Brief: Write out the data again exactly, skipping every picture.

[Dataset extract start]

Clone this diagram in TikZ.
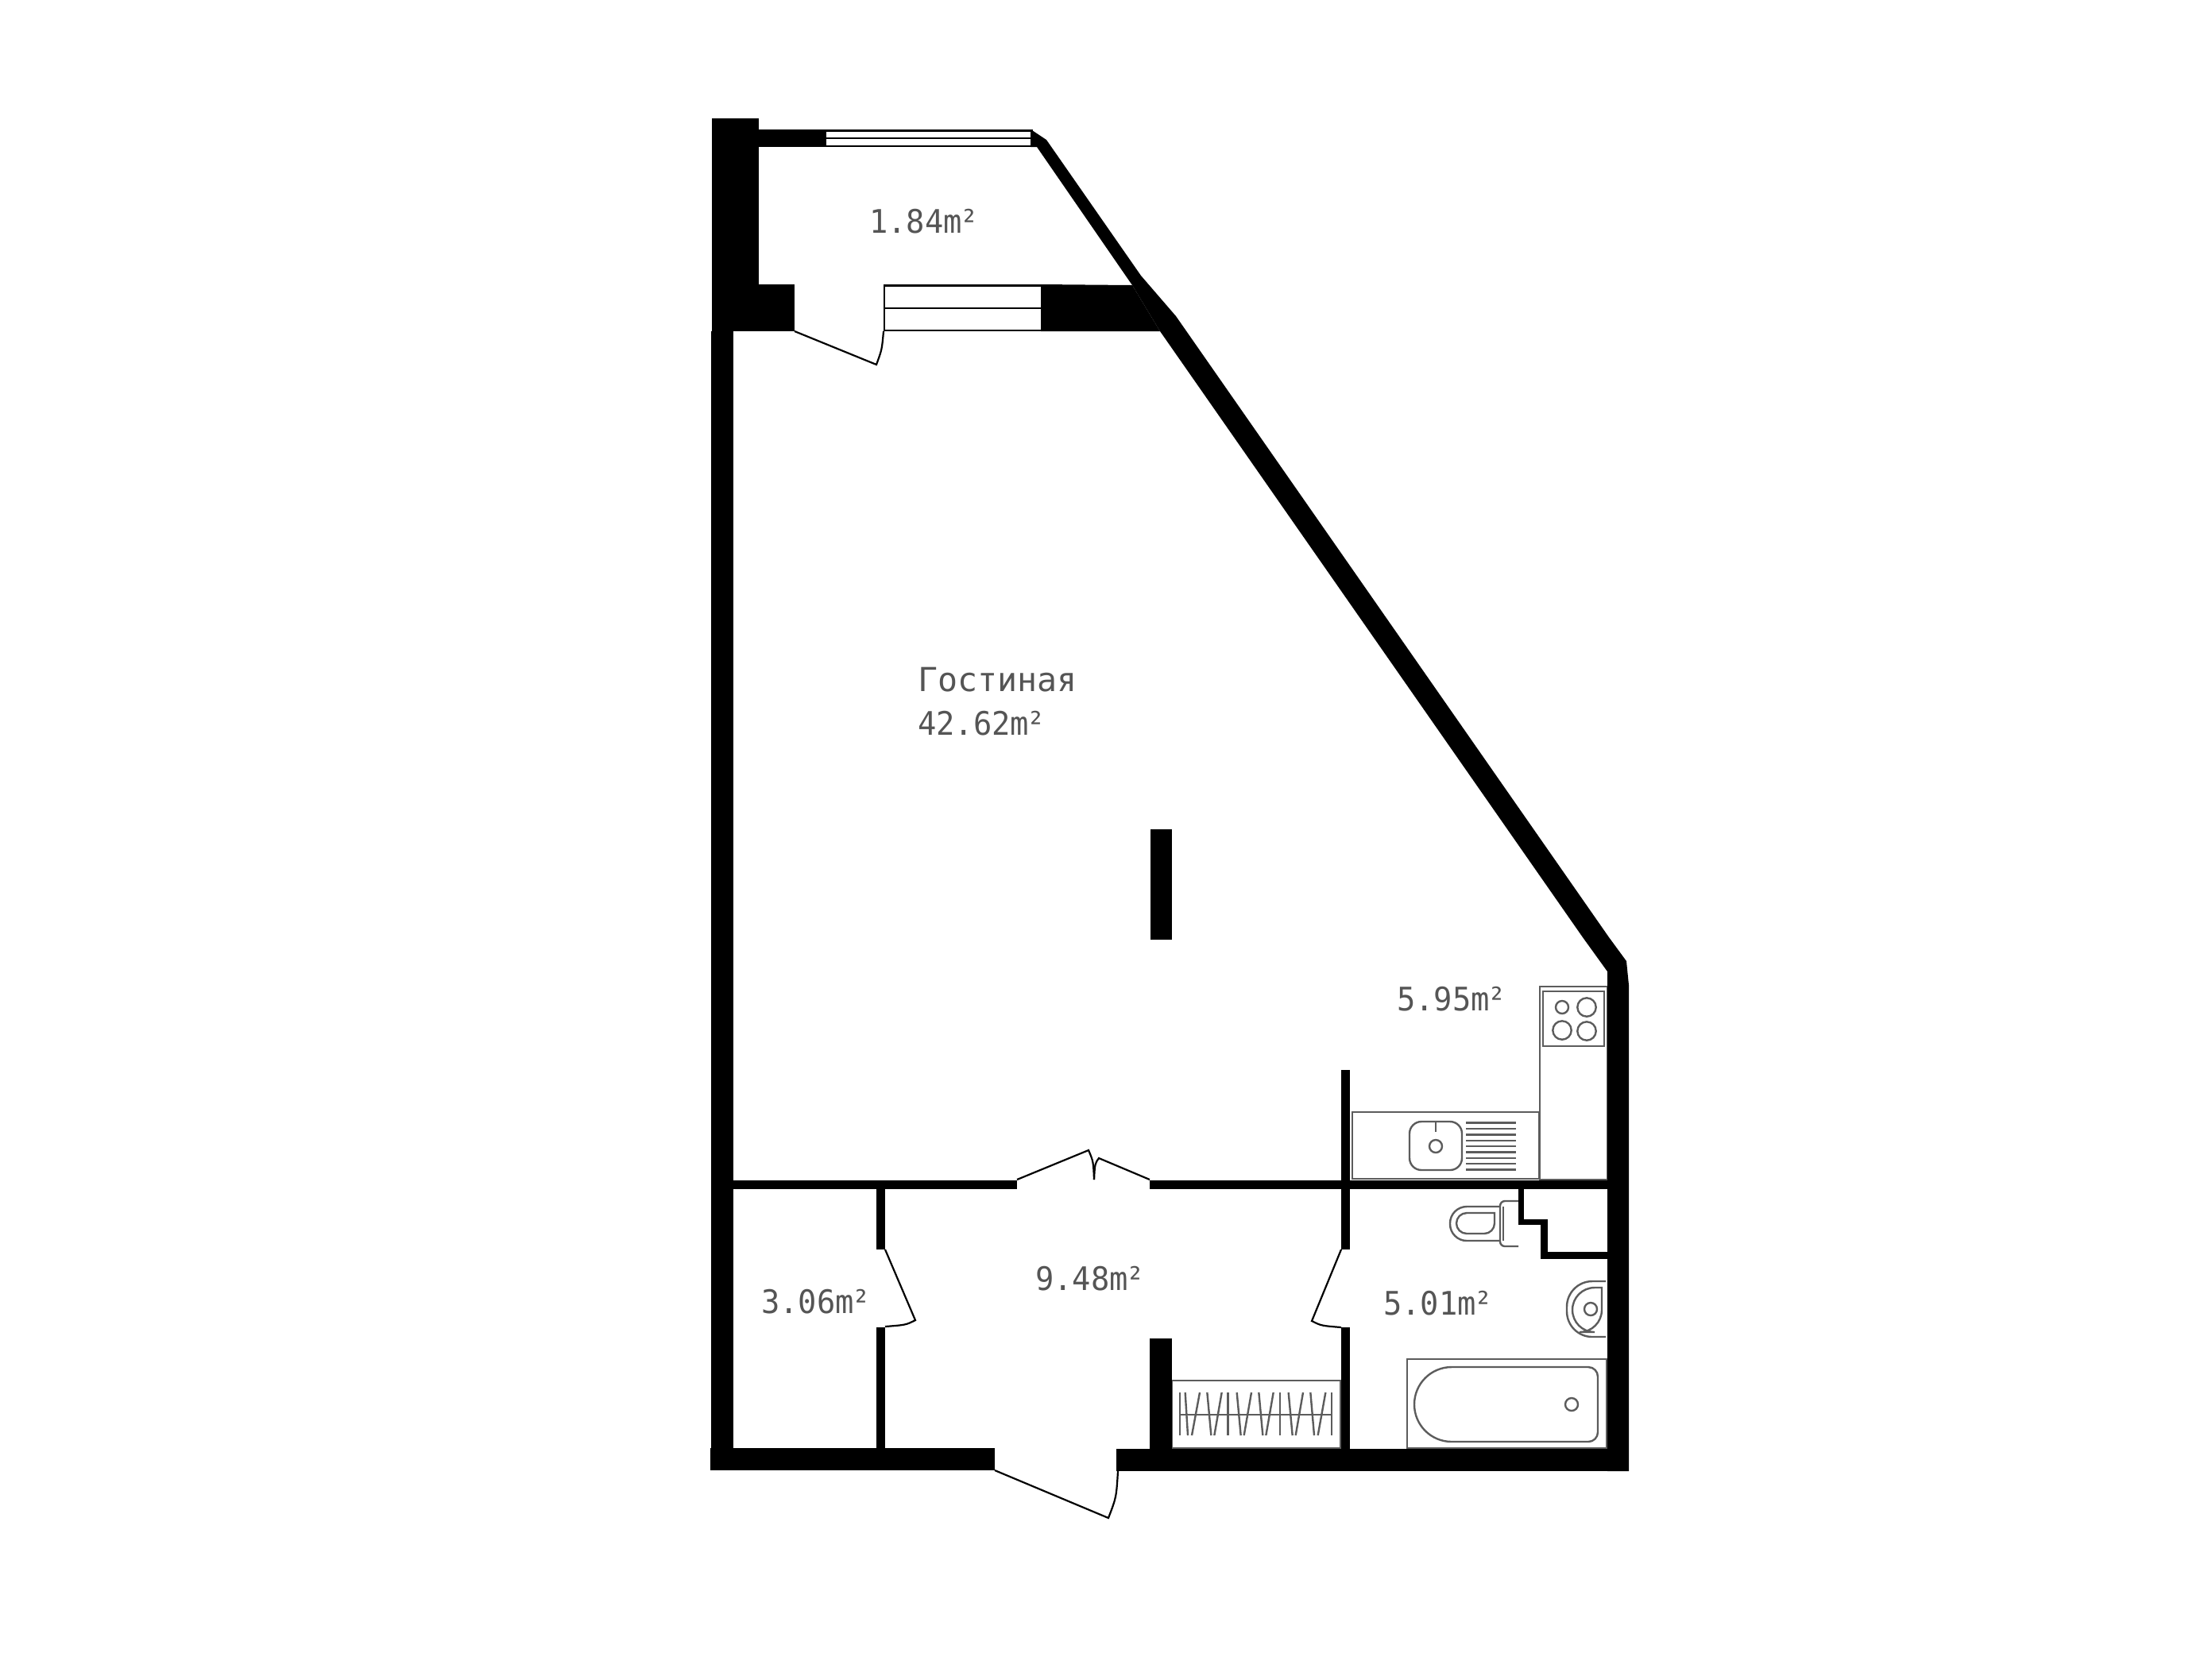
\documentclass[tikz,border=0pt]{standalone}
\usepackage{fontspec}
\setmainfont{DejaVu Sans Mono}
\newfontfamily\areafont[FakeStretch=0.95]{DejaVu Sans Mono}
\newcommand{\areaunit}{m\kern-0.6pt²}
\definecolor{labelgrey}{HTML}{555555}
\definecolor{fixgrey}{HTML}{5C5C5C}
\tikzset{
  wall/.style={fill=black,draw=none},
  pane/.style={fill=white,draw=none},
  doorline/.style={draw=black,line width=0.55pt,line join=miter},
  fixture/.style={draw=fixgrey,line width=0.6pt},
  roomlabel/.style={anchor=base west,inner sep=0pt,outer sep=0pt,text=labelgrey,font=\fontsize{10.2}{13.5}\selectfont\areafont},
  roomname/.style={roomlabel,font=\fontsize{10.4}{13.5}\selectfont}
}
\begin{document}
\begin{tikzpicture}[x=0.25pt,y=-0.25pt]
\useasboundingbox (0,0) rectangle (2784,2080);
\fill[white] (0,0) rectangle (2784,2080);
% kitchen
\draw[fixture] (1702,1400) rectangle (1937,1484);
\draw[fixture] (1938,1242) rectangle (2023,1485);
\draw[fixture] (1942,1248) rectangle (2019,1317);
\draw[fixture] (1966,1268) circle (8);
\draw[fixture] (1997,1268) circle (11.7);
\draw[fixture] (1966,1297) circle (11.7);
\draw[fixture] (1997,1298) circle (11.7);
\draw[fixture,rounded corners=3.75pt] (1774,1412) rectangle (1840,1473);
\draw[fixture] (1807,1412) -- (1807,1425);
\draw[fixture] (1807,1443) circle (8);
\foreach \yy in {1413.3,1420.7,1428.3,1435.7,1443,1450.3,1457.7,1465,1472.3}
  \draw[fixture] (1845,\yy) -- (1908,\yy);
% toilet
\draw[fixture] (1911,1512) [rounded corners=1.5pt] -- (1888,1512) -- (1888,1569) [sharp corners] -- (1911,1569);
\draw[fixture] (1892,1519) -- (1892,1562);
\draw[fixture,rounded corners=5.25pt] (1888,1519) -- (1825,1519) -- (1825,1562) -- (1888,1562);
\draw[fixture] (1881,1527) [rounded corners=3.25pt] -- (1833,1527) -- (1833,1553) -- (1881,1553) [sharp corners] -- cycle;
% basin
\draw[fixture,rounded corners=8pt] (2021,1613) -- (1972,1613) -- (1972,1683) -- (2021,1683);
\draw[fixture] (2016,1621) [rounded corners=7pt] -- (1979,1621) -- (1979,1677) -- (2016,1677) [sharp corners] -- cycle;
\draw[fixture] (2002,1648) circle (8);
% bath
\draw[fixture] (1771,1711) rectangle (2022,1823);
\draw[fixture] (1880,1721) [rounded corners=3pt] -- (2011,1721) -- (2011,1815) [rounded corners=11.75pt] -- (1780,1815) -- (1780,1721) -- cycle;
\draw[fixture] (1978,1768) circle (8);
% wardrobe
\draw[fixture] (1475,1738) rectangle (1687,1823);
\draw[fixture] (1485,1781) -- (1675,1781);
\foreach \xa/\xb in {855/855,875/885,930/900,958/973,1013/985,1037/1037,1070/1085,1125/1097,1153/1168,1208/1180,1233/1233,1265/1280,1320/1292,1348/1362,1405/1376,1428/1428}
  \draw[fixture] ({1200+\xa/3},1753) -- ({1200+\xb/3},1807);
% windows
\fill[wall] (954,163) rectangle (1300,185);
\fill[pane] (1040,166) rectangle (1297,183);
\fill[wall] (1040,172.5) rectangle (1297,174.5);
\fill[wall] (1112,358) rectangle (1310,417);
\fill[pane] (1114,361) rectangle (1310,387);
\fill[pane] (1114,389) rectangle (1310,415);
% walls
\fill[wall] (896,149) rectangle (955,358);
\fill[wall] (896,358) rectangle (1000,417);
\fill[wall] (895,417) rectangle (923,1851);
\fill[wall] (894,1823) rectangle (1252,1851);
\fill[wall] (1405,1824) rectangle (2050,1852);
\fill[wall] (1447,1685) rectangle (1475,1852);
\fill[wall] (1448,1044) rectangle (1475,1183);
\fill[wall] (923,1486) rectangle (1280,1497);
\fill[wall] (1447,1486) rectangle (2023,1497);
\fill[wall] (1688,1347) rectangle (1699,1573);
\fill[wall] (1688,1671) rectangle (1699,1824);
\fill[wall] (1103,1496) rectangle (1114,1573);
\fill[wall] (1103,1671) rectangle (1114,1823);
\fill[wall] (1911,1497) rectangle (1918,1542);
\fill[wall] (1911,1535) rectangle (1948,1542);
\fill[wall] (1939,1535) rectangle (1948,1585);
\fill[wall] (1939,1576) rectangle (2023,1585);
\fill[wall] (1310,358) -- (1425,359) -- (1460,417) -- (1310,417) -- cycle;
\fill[wall] (1299,164) -- (1317,176) -- (1436,347) -- (1480,398) -- (2025,1180) -- (2047,1210) -- (2050,1240) -- (2050,1852) -- (2023,1852) -- (2023,1223) -- (1992,1180) -- (1460,417) -- (1425,359) -- (1305,185) -- (1297,185) -- (1297,164) -- cycle;
% doors
\draw[doorline] (1000,417) -- (1103,459) .. controls (1110,440) .. (1112,417);
\draw[doorline] (1252,1851) -- (1395,1911) .. controls (1405,1885) .. (1407,1852);
\draw[doorline] (1280,1485) -- (1370,1448) .. controls (1376,1462) .. (1377,1485);
\draw[doorline] (1447,1485) -- (1383,1458) .. controls (1378,1465) .. (1377,1485);
\draw[doorline] (1688,1573) -- (1651,1663) .. controls (1663,1669) .. (1688,1671);
\draw[doorline] (1114,1573) -- (1152,1662) .. controls (1140,1668) .. (1114,1670);
% labels
\node[roomlabel] (balcony) at (1094,293) {1.84\areaunit};
\node[roomname] (living) at (1155,870) {Гостиная};
\node[roomlabel] (livingarea) at (1155,925) {42.62\areaunit};
\node[roomlabel] (kitchen) at (1758,1272) {5.95\areaunit};
\node[roomlabel] (bathroom) at (1741,1655) {5.01\areaunit};
\node[roomlabel] (hall) at (1303,1624) {9.48\areaunit};
\node[roomlabel] (closet) at (958,1653) {3.06\areaunit};
\end{tikzpicture}
\end{document}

[Dataset extract end]

Result for this task:
Clone this diagram in TikZ.
\documentclass[tikz,border=0pt]{standalone}
\usepackage{fontspec}
\setmainfont{DejaVu Sans Mono}
\newfontfamily\areafont[FakeStretch=0.95]{DejaVu Sans Mono}
\newcommand{\areaunit}{m\kern-0.6pt²}
\definecolor{labelgrey}{HTML}{555555}
\definecolor{fixgrey}{HTML}{5C5C5C}
\tikzset{
  wall/.style={fill=black,draw=none},
  pane/.style={fill=white,draw=none},
  doorline/.style={draw=black,line width=0.55pt,line join=miter},
  fixture/.style={draw=fixgrey,line width=0.6pt},
  roomlabel/.style={anchor=base west,inner sep=0pt,outer sep=0pt,text=labelgrey,font=\fontsize{10.2}{13.5}\selectfont\areafont},
  roomname/.style={roomlabel,font=\fontsize{10.4}{13.5}\selectfont}
}
\begin{document}
\begin{tikzpicture}[x=0.25pt,y=-0.25pt]
\useasboundingbox (0,0) rectangle (2784,2080);
\fill[white] (0,0) rectangle (2784,2080);
% kitchen
\draw[fixture] (1702,1400) rectangle (1937,1484);
\draw[fixture] (1938,1242) rectangle (2023,1485);
\draw[fixture] (1942,1248) rectangle (2019,1317);
\draw[fixture] (1966,1268) circle (8);
\draw[fixture] (1997,1268) circle (11.7);
\draw[fixture] (1966,1297) circle (11.7);
\draw[fixture] (1997,1298) circle (11.7);
\draw[fixture,rounded corners=3.75pt] (1774,1412) rectangle (1840,1473);
\draw[fixture] (1807,1412) -- (1807,1425);
\draw[fixture] (1807,1443) circle (8);
\foreach \yy in {1413.3,1420.7,1428.3,1435.7,1443,1450.3,1457.7,1465,1472.3}
  \draw[fixture] (1845,\yy) -- (1908,\yy);
% toilet
\draw[fixture] (1911,1512) [rounded corners=1.5pt] -- (1888,1512) -- (1888,1569) [sharp corners] -- (1911,1569);
\draw[fixture] (1892,1519) -- (1892,1562);
\draw[fixture,rounded corners=5.25pt] (1888,1519) -- (1825,1519) -- (1825,1562) -- (1888,1562);
\draw[fixture] (1881,1527) [rounded corners=3.25pt] -- (1833,1527) -- (1833,1553) -- (1881,1553) [sharp corners] -- cycle;
% basin
\draw[fixture,rounded corners=8pt] (2021,1613) -- (1972,1613) -- (1972,1683) -- (2021,1683);
\draw[fixture] (2016,1621) [rounded corners=7pt] -- (1979,1621) -- (1979,1677) -- (2016,1677) [sharp corners] -- cycle;
\draw[fixture] (2002,1648) circle (8);
% bath
\draw[fixture] (1771,1711) rectangle (2022,1823);
\draw[fixture] (1880,1721) [rounded corners=3pt] -- (2011,1721) -- (2011,1815) [rounded corners=11.75pt] -- (1780,1815) -- (1780,1721) -- cycle;
\draw[fixture] (1978,1768) circle (8);
% wardrobe
\draw[fixture] (1475,1738) rectangle (1687,1823);
\draw[fixture] (1485,1781) -- (1675,1781);
\foreach \xa/\xb in {855/855,875/885,930/900,958/973,1013/985,1037/1037,1070/1085,1125/1097,1153/1168,1208/1180,1233/1233,1265/1280,1320/1292,1348/1362,1405/1376,1428/1428}
  \draw[fixture] ({1200+\xa/3},1753) -- ({1200+\xb/3},1807);
% windows
\fill[wall] (954,163) rectangle (1300,185);
\fill[pane] (1040,166) rectangle (1297,183);
\fill[wall] (1040,172.5) rectangle (1297,174.5);
\fill[wall] (1112,358) rectangle (1310,417);
\fill[pane] (1114,361) rectangle (1310,387);
\fill[pane] (1114,389) rectangle (1310,415);
% walls
\fill[wall] (896,149) rectangle (955,358);
\fill[wall] (896,358) rectangle (1000,417);
\fill[wall] (895,417) rectangle (923,1851);
\fill[wall] (894,1823) rectangle (1252,1851);
\fill[wall] (1405,1824) rectangle (2050,1852);
\fill[wall] (1447,1685) rectangle (1475,1852);
\fill[wall] (1448,1044) rectangle (1475,1183);
\fill[wall] (923,1486) rectangle (1280,1497);
\fill[wall] (1447,1486) rectangle (2023,1497);
\fill[wall] (1688,1347) rectangle (1699,1573);
\fill[wall] (1688,1671) rectangle (1699,1824);
\fill[wall] (1103,1496) rectangle (1114,1573);
\fill[wall] (1103,1671) rectangle (1114,1823);
\fill[wall] (1911,1497) rectangle (1918,1542);
\fill[wall] (1911,1535) rectangle (1948,1542);
\fill[wall] (1939,1535) rectangle (1948,1585);
\fill[wall] (1939,1576) rectangle (2023,1585);
\fill[wall] (1310,358) -- (1425,359) -- (1460,417) -- (1310,417) -- cycle;
\fill[wall] (1299,164) -- (1317,176) -- (1436,347) -- (1480,398) -- (2025,1180) -- (2047,1210) -- (2050,1240) -- (2050,1852) -- (2023,1852) -- (2023,1223) -- (1992,1180) -- (1460,417) -- (1425,359) -- (1305,185) -- (1297,185) -- (1297,164) -- cycle;
% doors
\draw[doorline] (1000,417) -- (1103,459) .. controls (1110,440) .. (1112,417);
\draw[doorline] (1252,1851) -- (1395,1911) .. controls (1405,1885) .. (1407,1852);
\draw[doorline] (1280,1485) -- (1370,1448) .. controls (1376,1462) .. (1377,1485);
\draw[doorline] (1447,1485) -- (1383,1458) .. controls (1378,1465) .. (1377,1485);
\draw[doorline] (1688,1573) -- (1651,1663) .. controls (1663,1669) .. (1688,1671);
\draw[doorline] (1114,1573) -- (1152,1662) .. controls (1140,1668) .. (1114,1670);
% labels
\node[roomlabel] (balcony) at (1094,293) {1.84\areaunit};
\node[roomname] (living) at (1155,870) {Гостиная};
\node[roomlabel] (livingarea) at (1155,925) {42.62\areaunit};
\node[roomlabel] (kitchen) at (1758,1272) {5.95\areaunit};
\node[roomlabel] (bathroom) at (1741,1655) {5.01\areaunit};
\node[roomlabel] (hall) at (1303,1624) {9.48\areaunit};
\node[roomlabel] (closet) at (958,1653) {3.06\areaunit};
\end{tikzpicture}
\end{document}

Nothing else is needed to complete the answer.